Questa volta non occorre fare le verifiche sui dati relativi alla massiccia adesione allo sciopero di oggi. Le maree di manifestanti in tutte le città italiane parlano da sole. Un solo dato per tutti: un milione circa a Roma. Ed ora è “assedio” al Ministero dell’istruzione, dell’università e della ricerca.
Forse nemmeno gli stessi organizzatori si sono resi conto della grande mobilitazione del mondo della scuola. Per la prima volta si sono visti uniti nella protesta studenti universitari con studenti di ogni ordine e grado; docenti delle primarie assieme a docenti universitari; e poi ancora, dirigenti scolastici, rettori, genitori di alunni, personale Ata, sindacati e associazioni di categorie, comitati spontanei e cortei improvvisati si sono dati la mano per “salvare” la scuola italiana da un possibile disfacimento. L’unico sconfitto, almeno nell’immagine, sembra essere stato il governo. Per Epifani “il Paese è insorto”. Espressione che trova conferma, oltre che nei numeri, anche nella forte personalità di tutta l’operazione. Sul campo: Cgil, Cisl e Uil Scuola, Snals, Cub-Scuola,Gilda degli Insegnanti, Anief, Cittadinanzattiva, Adpm, Sisa, Cip, Unicobas e tantissime altre associazioni sindacali.
La Sicilia, considerata la roccaforte del Popolo della libertà, tanto cara a Berlusconi, l’Isola di Cuffaro e Scapagnini, ha dato un grande contributo alla protesta. Oltre a Palermo, dove hanno dimostrato più di 50.000 persone, manifestazioni contro la legge sulla scuola della Gelmini si sono svolte nelle altre città siciliane.
Secondo la Cgil, “20.000 persone sono scesi in piazza a Catania, 10.000 a Messina, 6.000 a Siracusa, 10.000 a Trapani, 5.000 a Caltanissetta. Manifestazioni anche nei piccoli centri. A Cefalù, per esempio, in provincia di Palermo, tutte le scuole superiori sono rimaste chiuse”. Se si fanno delle proporzioni in base alla popolazione e alla grandezza delle città si nota che le percentuali sono alte in tutti i centri siciliani.

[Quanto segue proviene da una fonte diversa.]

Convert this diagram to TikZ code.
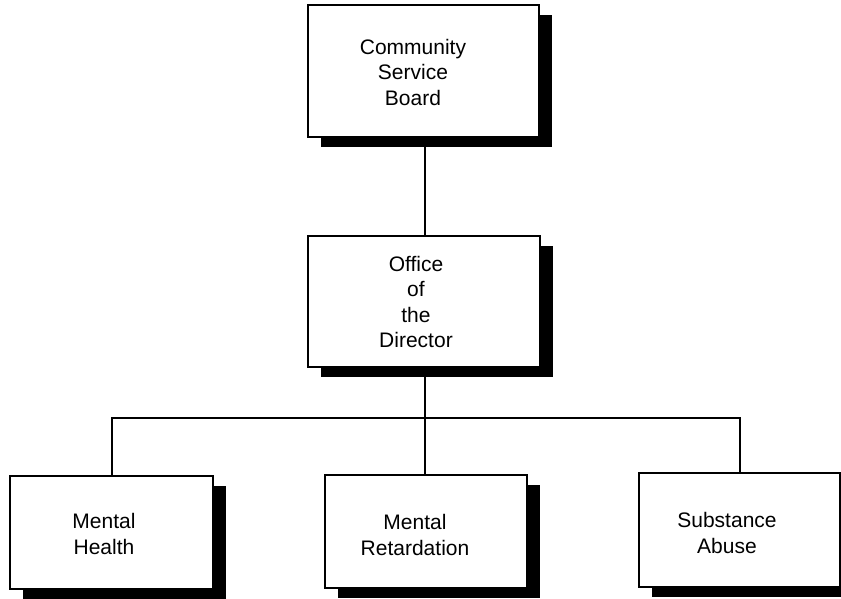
\documentclass[tikz,border=0pt]{standalone}
\usepackage{fontspec}
\setmainfont{Liberation Sans}
\usetikzlibrary{shadows,backgrounds}

\tikzset{
  orgbox/.style={draw=black, line width=2pt, fill=white, rectangle,
    inner sep=0pt, outer sep=0pt,
    drop shadow={shadow xshift=13pt, shadow yshift=-10pt, fill=black, opacity=1}},
  orgtext/.style={align=center, inner sep=0pt,
    font=\fontsize{21}{25.5}\selectfont},
  link/.style={draw=black, line width=2pt}
}

\begin{document}
\begin{tikzpicture}[x=1pt, y=-1pt]
  \useasboundingbox (0,0) rectangle (841,598);

  % boxes
  \node[orgbox, minimum width=231pt, minimum height=132pt] (csb) at (423.5,71) {};
  \node[orgbox, minimum width=232pt, minimum height=131pt] (dir) at (424,301.5) {};
  \node[orgbox, minimum width=203pt, minimum height=113pt] (mh) at (111.5,532.5) {};
  \node[orgbox, minimum width=202pt, minimum height=113pt] (mr) at (426,531.5) {};
  \node[orgbox, minimum width=201pt, minimum height=114pt] (sa) at (739.5,530) {};

  % box labels
  \node[orgtext] (csbt) at (413,72) {Community\\Service\\Board};
  \node[orgtext] (dirt) at (416,302) {Office\\of\\the\\Director};
  \node[orgtext] (mht) at (104,534) {Mental\\Health};
  \node[orgtext] (mrt) at (415,535) {Mental\\Retardation};
  \node[orgtext] (sat) at (727,533) {Substance\\Abuse};

  % connectors
  \coordinate (bus) at (425,418);
  \begin{pgfonlayer}{background}
    \draw[link] (csb.south -| bus) -- (dir.north -| bus);
    \draw[link] (dir.south -| bus) -- (mr.north -| bus);
    \draw[link] (mh.north) |- (bus) -| (sa.north);
  \end{pgfonlayer}
\end{tikzpicture}
\end{document}
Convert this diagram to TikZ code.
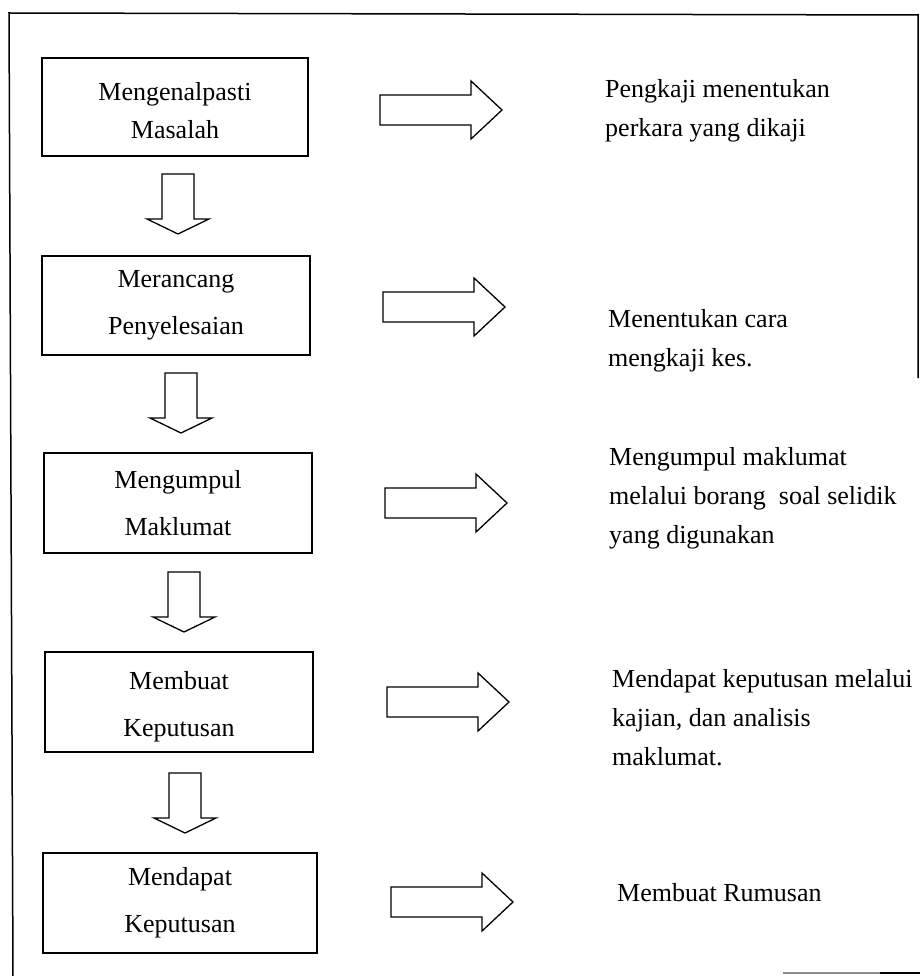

Ciò dimostra, per certi versi, che la protesta contro la nuova legge che prevede tagli di personale e risorse della scuola non piace a nessuno, dal Nord al Sud, Isole comprese.
Quanto è accaduto oggi, tra l’altro documentato minuto per minuto e diffuso nei media grazie alle nuove tecnologie telematiche, dovrebbe far riflette il governo affinché apra al dialogo con tutte le forze del Paese prima di intraprendere strade impraticabili.
La scuola e l’università vanno riviste e riformate, e su questo anche gli stessi manifestanti sono d’accordo. I giovani di questa nuova generazione stanno dimostrando maggiore saggezza, e rispetto della società, degli adulti. Riconoscono che vanno fatte delle modifiche al sistema scolastico ma non è questo il modo né la soluzione.
Questi giovani hanno trovato, grazie alle azioni “unisensoriali” del governo, un motivo per riscoprirsi uniti per combattere per una scuola migliore e quindi per una nuova società: “grazie governo!” gridano.
Infatti, quello di oggi è solo l’inizio di una serie di iniziative di protesta. Ad esempio, l’Unicobas ha fatto sapere che “da domani – ha dichiarato in un comunicato stampa – varerà il blocco totale delle attività aggiuntive per i docenti (gite, disponibilità a coprire i colleghi assenti, progetti oltre l’orario contrattuale) e degli straordinari per amministrativi e collaboratori”.
Intanto Veltroni e Di Pietro pensano al referendum. Il presidente del Consiglio, Silvio Berlusconi, invece, accusa “la sinistra scandalosa per via delle strumentalizzazioni e per la capacità di rovesciare la verità”.
Sembra una contraddizione sentire queste parole proferite dal capo del governo, ma al momento ci si deve accontentare: viviamo in un’epoca in cui la verità viene fatta passare per bugia e la bugia per verità.